> _Problem statement_
Copy all the entries below exactly, but not the pictures.

(Plotting code records)
━━━━━━
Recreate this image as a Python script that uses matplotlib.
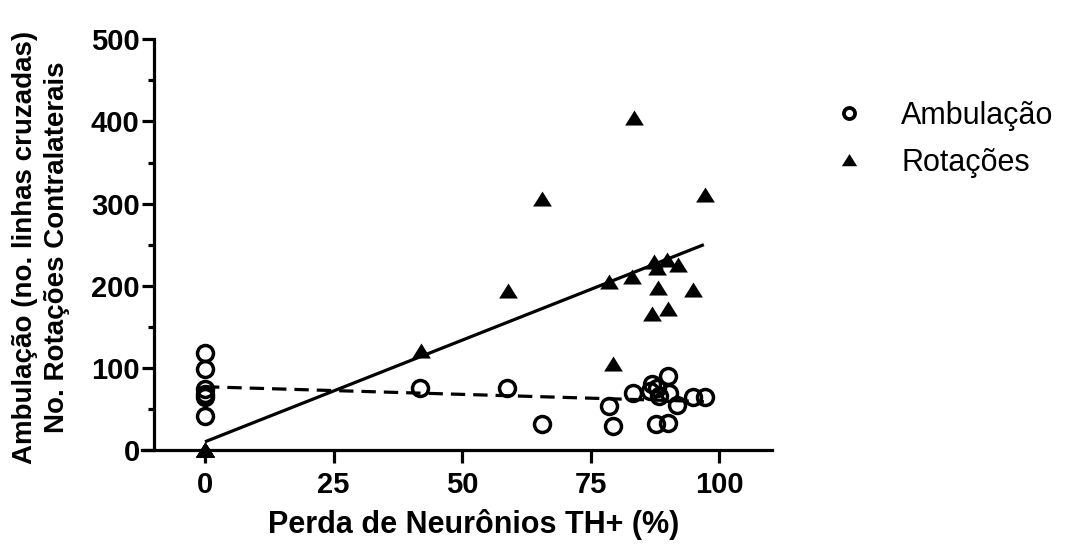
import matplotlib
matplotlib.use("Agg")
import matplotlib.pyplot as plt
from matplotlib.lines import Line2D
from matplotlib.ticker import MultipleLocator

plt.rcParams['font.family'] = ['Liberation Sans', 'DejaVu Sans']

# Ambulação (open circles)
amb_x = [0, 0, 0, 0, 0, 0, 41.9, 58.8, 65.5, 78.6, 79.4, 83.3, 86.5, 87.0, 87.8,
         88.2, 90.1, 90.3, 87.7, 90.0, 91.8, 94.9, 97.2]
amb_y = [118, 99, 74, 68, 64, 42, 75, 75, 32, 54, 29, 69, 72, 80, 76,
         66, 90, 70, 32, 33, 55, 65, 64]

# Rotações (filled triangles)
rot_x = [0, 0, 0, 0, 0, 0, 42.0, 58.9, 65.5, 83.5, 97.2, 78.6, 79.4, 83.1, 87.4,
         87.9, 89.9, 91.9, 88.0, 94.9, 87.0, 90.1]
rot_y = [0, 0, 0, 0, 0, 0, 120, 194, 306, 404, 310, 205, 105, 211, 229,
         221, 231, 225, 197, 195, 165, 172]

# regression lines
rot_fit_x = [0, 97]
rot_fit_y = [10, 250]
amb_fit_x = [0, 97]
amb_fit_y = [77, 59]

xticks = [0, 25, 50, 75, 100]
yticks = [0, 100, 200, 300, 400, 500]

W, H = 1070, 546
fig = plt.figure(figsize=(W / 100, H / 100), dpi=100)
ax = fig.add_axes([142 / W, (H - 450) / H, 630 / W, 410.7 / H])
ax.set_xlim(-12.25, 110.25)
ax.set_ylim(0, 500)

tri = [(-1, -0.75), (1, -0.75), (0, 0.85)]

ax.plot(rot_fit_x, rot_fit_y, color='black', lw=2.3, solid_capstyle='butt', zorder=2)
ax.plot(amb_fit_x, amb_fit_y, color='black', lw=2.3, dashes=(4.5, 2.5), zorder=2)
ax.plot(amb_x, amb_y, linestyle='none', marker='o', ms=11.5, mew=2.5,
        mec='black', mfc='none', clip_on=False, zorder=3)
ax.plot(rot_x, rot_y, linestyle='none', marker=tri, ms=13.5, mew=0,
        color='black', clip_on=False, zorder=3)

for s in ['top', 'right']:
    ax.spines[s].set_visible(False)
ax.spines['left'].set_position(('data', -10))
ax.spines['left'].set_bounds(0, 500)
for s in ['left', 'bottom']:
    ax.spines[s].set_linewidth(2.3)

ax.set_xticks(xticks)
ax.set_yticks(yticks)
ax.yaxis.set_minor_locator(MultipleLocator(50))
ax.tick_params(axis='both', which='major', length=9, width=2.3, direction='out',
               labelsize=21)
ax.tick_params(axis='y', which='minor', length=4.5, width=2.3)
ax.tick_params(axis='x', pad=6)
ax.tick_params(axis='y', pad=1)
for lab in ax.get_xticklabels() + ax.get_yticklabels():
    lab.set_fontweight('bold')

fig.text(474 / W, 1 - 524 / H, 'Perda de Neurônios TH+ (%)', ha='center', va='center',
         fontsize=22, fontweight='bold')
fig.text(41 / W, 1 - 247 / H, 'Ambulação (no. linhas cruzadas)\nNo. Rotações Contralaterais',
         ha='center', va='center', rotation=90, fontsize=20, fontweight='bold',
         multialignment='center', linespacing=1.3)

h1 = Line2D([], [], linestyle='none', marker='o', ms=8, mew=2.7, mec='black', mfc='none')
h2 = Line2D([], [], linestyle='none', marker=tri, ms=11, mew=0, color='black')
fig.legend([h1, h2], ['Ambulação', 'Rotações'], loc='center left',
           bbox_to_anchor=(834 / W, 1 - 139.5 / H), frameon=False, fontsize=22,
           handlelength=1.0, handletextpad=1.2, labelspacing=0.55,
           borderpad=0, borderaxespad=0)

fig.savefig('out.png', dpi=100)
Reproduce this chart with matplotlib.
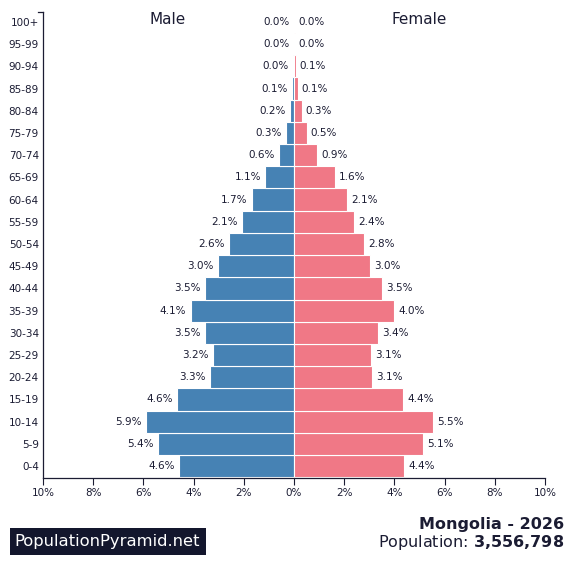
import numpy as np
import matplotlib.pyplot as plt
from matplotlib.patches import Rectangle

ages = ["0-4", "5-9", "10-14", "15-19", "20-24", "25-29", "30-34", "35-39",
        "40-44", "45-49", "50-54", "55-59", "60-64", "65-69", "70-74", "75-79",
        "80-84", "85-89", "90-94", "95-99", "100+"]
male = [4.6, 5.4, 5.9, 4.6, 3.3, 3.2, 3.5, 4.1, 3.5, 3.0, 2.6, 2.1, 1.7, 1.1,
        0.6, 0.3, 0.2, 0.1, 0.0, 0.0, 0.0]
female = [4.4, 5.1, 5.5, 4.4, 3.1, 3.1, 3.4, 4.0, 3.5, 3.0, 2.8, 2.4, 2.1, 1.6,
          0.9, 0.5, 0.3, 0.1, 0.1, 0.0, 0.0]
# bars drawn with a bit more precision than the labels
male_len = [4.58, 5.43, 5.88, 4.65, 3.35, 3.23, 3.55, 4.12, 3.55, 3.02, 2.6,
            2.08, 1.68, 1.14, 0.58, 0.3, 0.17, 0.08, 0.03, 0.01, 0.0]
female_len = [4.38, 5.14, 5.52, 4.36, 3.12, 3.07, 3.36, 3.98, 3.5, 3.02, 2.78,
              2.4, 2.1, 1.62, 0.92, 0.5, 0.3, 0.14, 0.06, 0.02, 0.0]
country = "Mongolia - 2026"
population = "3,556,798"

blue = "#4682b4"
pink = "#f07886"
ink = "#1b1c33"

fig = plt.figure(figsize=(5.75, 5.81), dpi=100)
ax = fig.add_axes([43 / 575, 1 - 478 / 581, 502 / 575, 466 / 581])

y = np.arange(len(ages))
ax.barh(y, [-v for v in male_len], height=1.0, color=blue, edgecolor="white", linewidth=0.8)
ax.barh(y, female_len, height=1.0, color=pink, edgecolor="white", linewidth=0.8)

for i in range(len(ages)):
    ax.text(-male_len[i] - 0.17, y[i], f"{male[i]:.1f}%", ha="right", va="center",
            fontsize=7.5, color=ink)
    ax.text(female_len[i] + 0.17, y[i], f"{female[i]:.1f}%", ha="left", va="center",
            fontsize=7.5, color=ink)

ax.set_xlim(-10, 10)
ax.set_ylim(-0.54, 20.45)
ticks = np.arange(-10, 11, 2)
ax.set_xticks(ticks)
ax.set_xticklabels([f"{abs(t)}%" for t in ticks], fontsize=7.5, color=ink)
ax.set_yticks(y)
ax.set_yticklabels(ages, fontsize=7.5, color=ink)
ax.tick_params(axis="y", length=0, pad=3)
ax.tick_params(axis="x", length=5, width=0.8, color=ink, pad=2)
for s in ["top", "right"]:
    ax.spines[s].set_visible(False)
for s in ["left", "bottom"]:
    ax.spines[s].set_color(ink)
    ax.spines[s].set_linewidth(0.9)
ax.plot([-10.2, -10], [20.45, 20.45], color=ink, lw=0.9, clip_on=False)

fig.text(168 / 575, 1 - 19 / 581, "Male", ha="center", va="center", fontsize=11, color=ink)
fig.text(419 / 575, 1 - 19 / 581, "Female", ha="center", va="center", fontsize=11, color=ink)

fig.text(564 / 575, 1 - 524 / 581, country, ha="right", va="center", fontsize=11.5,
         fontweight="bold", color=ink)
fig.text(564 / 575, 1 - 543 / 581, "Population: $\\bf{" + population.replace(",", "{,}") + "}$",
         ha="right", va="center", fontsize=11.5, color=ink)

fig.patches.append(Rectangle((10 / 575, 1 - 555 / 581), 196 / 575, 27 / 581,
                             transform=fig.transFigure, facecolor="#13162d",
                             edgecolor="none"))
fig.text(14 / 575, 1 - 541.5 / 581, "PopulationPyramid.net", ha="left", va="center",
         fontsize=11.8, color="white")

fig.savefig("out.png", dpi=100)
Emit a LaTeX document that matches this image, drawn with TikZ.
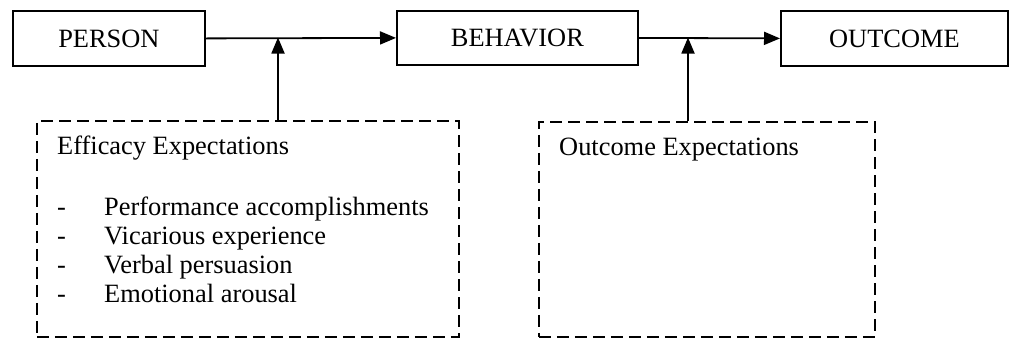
━━━━━━
> _Right answer_
Recreate this image as a Python script that uses matplotlib.
import matplotlib
matplotlib.use("Agg")
import matplotlib.pyplot as plt
from matplotlib.lines import Line2D
from matplotlib.ticker import MultipleLocator

plt.rcParams['font.family'] = ['Liberation Sans', 'DejaVu Sans']

# Ambulação (open circles)
amb_x = [0, 0, 0, 0, 0, 0, 41.9, 58.8, 65.5, 78.6, 79.4, 83.3, 86.5, 87.0, 87.8,
         88.2, 90.1, 90.3, 87.7, 90.0, 91.8, 94.9, 97.2]
amb_y = [118, 99, 74, 68, 64, 42, 75, 75, 32, 54, 29, 69, 72, 80, 76,
         66, 90, 70, 32, 33, 55, 65, 64]

# Rotações (filled triangles)
rot_x = [0, 0, 0, 0, 0, 0, 42.0, 58.9, 65.5, 83.5, 97.2, 78.6, 79.4, 83.1, 87.4,
         87.9, 89.9, 91.9, 88.0, 94.9, 87.0, 90.1]
rot_y = [0, 0, 0, 0, 0, 0, 120, 194, 306, 404, 310, 205, 105, 211, 229,
         221, 231, 225, 197, 195, 165, 172]

# regression lines
rot_fit_x = [0, 97]
rot_fit_y = [10, 250]
amb_fit_x = [0, 97]
amb_fit_y = [77, 59]

xticks = [0, 25, 50, 75, 100]
yticks = [0, 100, 200, 300, 400, 500]

W, H = 1070, 546
fig = plt.figure(figsize=(W / 100, H / 100), dpi=100)
ax = fig.add_axes([142 / W, (H - 450) / H, 630 / W, 410.7 / H])
ax.set_xlim(-12.25, 110.25)
ax.set_ylim(0, 500)

tri = [(-1, -0.75), (1, -0.75), (0, 0.85)]

ax.plot(rot_fit_x, rot_fit_y, color='black', lw=2.3, solid_capstyle='butt', zorder=2)
ax.plot(amb_fit_x, amb_fit_y, color='black', lw=2.3, dashes=(4.5, 2.5), zorder=2)
ax.plot(amb_x, amb_y, linestyle='none', marker='o', ms=11.5, mew=2.5,
        mec='black', mfc='none', clip_on=False, zorder=3)
ax.plot(rot_x, rot_y, linestyle='none', marker=tri, ms=13.5, mew=0,
        color='black', clip_on=False, zorder=3)

for s in ['top', 'right']:
    ax.spines[s].set_visible(False)
ax.spines['left'].set_position(('data', -10))
ax.spines['left'].set_bounds(0, 500)
for s in ['left', 'bottom']:
    ax.spines[s].set_linewidth(2.3)

ax.set_xticks(xticks)
ax.set_yticks(yticks)
ax.yaxis.set_minor_locator(MultipleLocator(50))
ax.tick_params(axis='both', which='major', length=9, width=2.3, direction='out',
               labelsize=21)
ax.tick_params(axis='y', which='minor', length=4.5, width=2.3)
ax.tick_params(axis='x', pad=6)
ax.tick_params(axis='y', pad=1)
for lab in ax.get_xticklabels() + ax.get_yticklabels():
    lab.set_fontweight('bold')

fig.text(474 / W, 1 - 524 / H, 'Perda de Neurônios TH+ (%)', ha='center', va='center',
         fontsize=22, fontweight='bold')
fig.text(41 / W, 1 - 247 / H, 'Ambulação (no. linhas cruzadas)\nNo. Rotações Contralaterais',
         ha='center', va='center', rotation=90, fontsize=20, fontweight='bold',
         multialignment='center', linespacing=1.3)

h1 = Line2D([], [], linestyle='none', marker='o', ms=8, mew=2.7, mec='black', mfc='none')
h2 = Line2D([], [], linestyle='none', marker=tri, ms=11, mew=0, color='black')
fig.legend([h1, h2], ['Ambulação', 'Rotações'], loc='center left',
           bbox_to_anchor=(834 / W, 1 - 139.5 / H), frameon=False, fontsize=22,
           handlelength=1.0, handletextpad=1.2, labelspacing=0.55,
           borderpad=0, borderaxespad=0)

fig.savefig('out.png', dpi=100)
Reproduce this chart with matplotlib.
import numpy as np
import matplotlib.pyplot as plt
from matplotlib.patches import Rectangle

ages = ["0-4", "5-9", "10-14", "15-19", "20-24", "25-29", "30-34", "35-39",
        "40-44", "45-49", "50-54", "55-59", "60-64", "65-69", "70-74", "75-79",
        "80-84", "85-89", "90-94", "95-99", "100+"]
male = [4.6, 5.4, 5.9, 4.6, 3.3, 3.2, 3.5, 4.1, 3.5, 3.0, 2.6, 2.1, 1.7, 1.1,
        0.6, 0.3, 0.2, 0.1, 0.0, 0.0, 0.0]
female = [4.4, 5.1, 5.5, 4.4, 3.1, 3.1, 3.4, 4.0, 3.5, 3.0, 2.8, 2.4, 2.1, 1.6,
          0.9, 0.5, 0.3, 0.1, 0.1, 0.0, 0.0]
# bars drawn with a bit more precision than the labels
male_len = [4.58, 5.43, 5.88, 4.65, 3.35, 3.23, 3.55, 4.12, 3.55, 3.02, 2.6,
            2.08, 1.68, 1.14, 0.58, 0.3, 0.17, 0.08, 0.03, 0.01, 0.0]
female_len = [4.38, 5.14, 5.52, 4.36, 3.12, 3.07, 3.36, 3.98, 3.5, 3.02, 2.78,
              2.4, 2.1, 1.62, 0.92, 0.5, 0.3, 0.14, 0.06, 0.02, 0.0]
country = "Mongolia - 2026"
population = "3,556,798"

blue = "#4682b4"
pink = "#f07886"
ink = "#1b1c33"

fig = plt.figure(figsize=(5.75, 5.81), dpi=100)
ax = fig.add_axes([43 / 575, 1 - 478 / 581, 502 / 575, 466 / 581])

y = np.arange(len(ages))
ax.barh(y, [-v for v in male_len], height=1.0, color=blue, edgecolor="white", linewidth=0.8)
ax.barh(y, female_len, height=1.0, color=pink, edgecolor="white", linewidth=0.8)

for i in range(len(ages)):
    ax.text(-male_len[i] - 0.17, y[i], f"{male[i]:.1f}%", ha="right", va="center",
            fontsize=7.5, color=ink)
    ax.text(female_len[i] + 0.17, y[i], f"{female[i]:.1f}%", ha="left", va="center",
            fontsize=7.5, color=ink)

ax.set_xlim(-10, 10)
ax.set_ylim(-0.54, 20.45)
ticks = np.arange(-10, 11, 2)
ax.set_xticks(ticks)
ax.set_xticklabels([f"{abs(t)}%" for t in ticks], fontsize=7.5, color=ink)
ax.set_yticks(y)
ax.set_yticklabels(ages, fontsize=7.5, color=ink)
ax.tick_params(axis="y", length=0, pad=3)
ax.tick_params(axis="x", length=5, width=0.8, color=ink, pad=2)
for s in ["top", "right"]:
    ax.spines[s].set_visible(False)
for s in ["left", "bottom"]:
    ax.spines[s].set_color(ink)
    ax.spines[s].set_linewidth(0.9)
ax.plot([-10.2, -10], [20.45, 20.45], color=ink, lw=0.9, clip_on=False)

fig.text(168 / 575, 1 - 19 / 581, "Male", ha="center", va="center", fontsize=11, color=ink)
fig.text(419 / 575, 1 - 19 / 581, "Female", ha="center", va="center", fontsize=11, color=ink)

fig.text(564 / 575, 1 - 524 / 581, country, ha="right", va="center", fontsize=11.5,
         fontweight="bold", color=ink)
fig.text(564 / 575, 1 - 543 / 581, "Population: $\\bf{" + population.replace(",", "{,}") + "}$",
         ha="right", va="center", fontsize=11.5, color=ink)

fig.patches.append(Rectangle((10 / 575, 1 - 555 / 581), 196 / 575, 27 / 581,
                             transform=fig.transFigure, facecolor="#13162d",
                             edgecolor="none"))
fig.text(14 / 575, 1 - 541.5 / 581, "PopulationPyramid.net", ha="left", va="center",
         fontsize=11.8, color="white")

fig.savefig("out.png", dpi=100)
Emit a LaTeX document that matches this image, drawn with TikZ.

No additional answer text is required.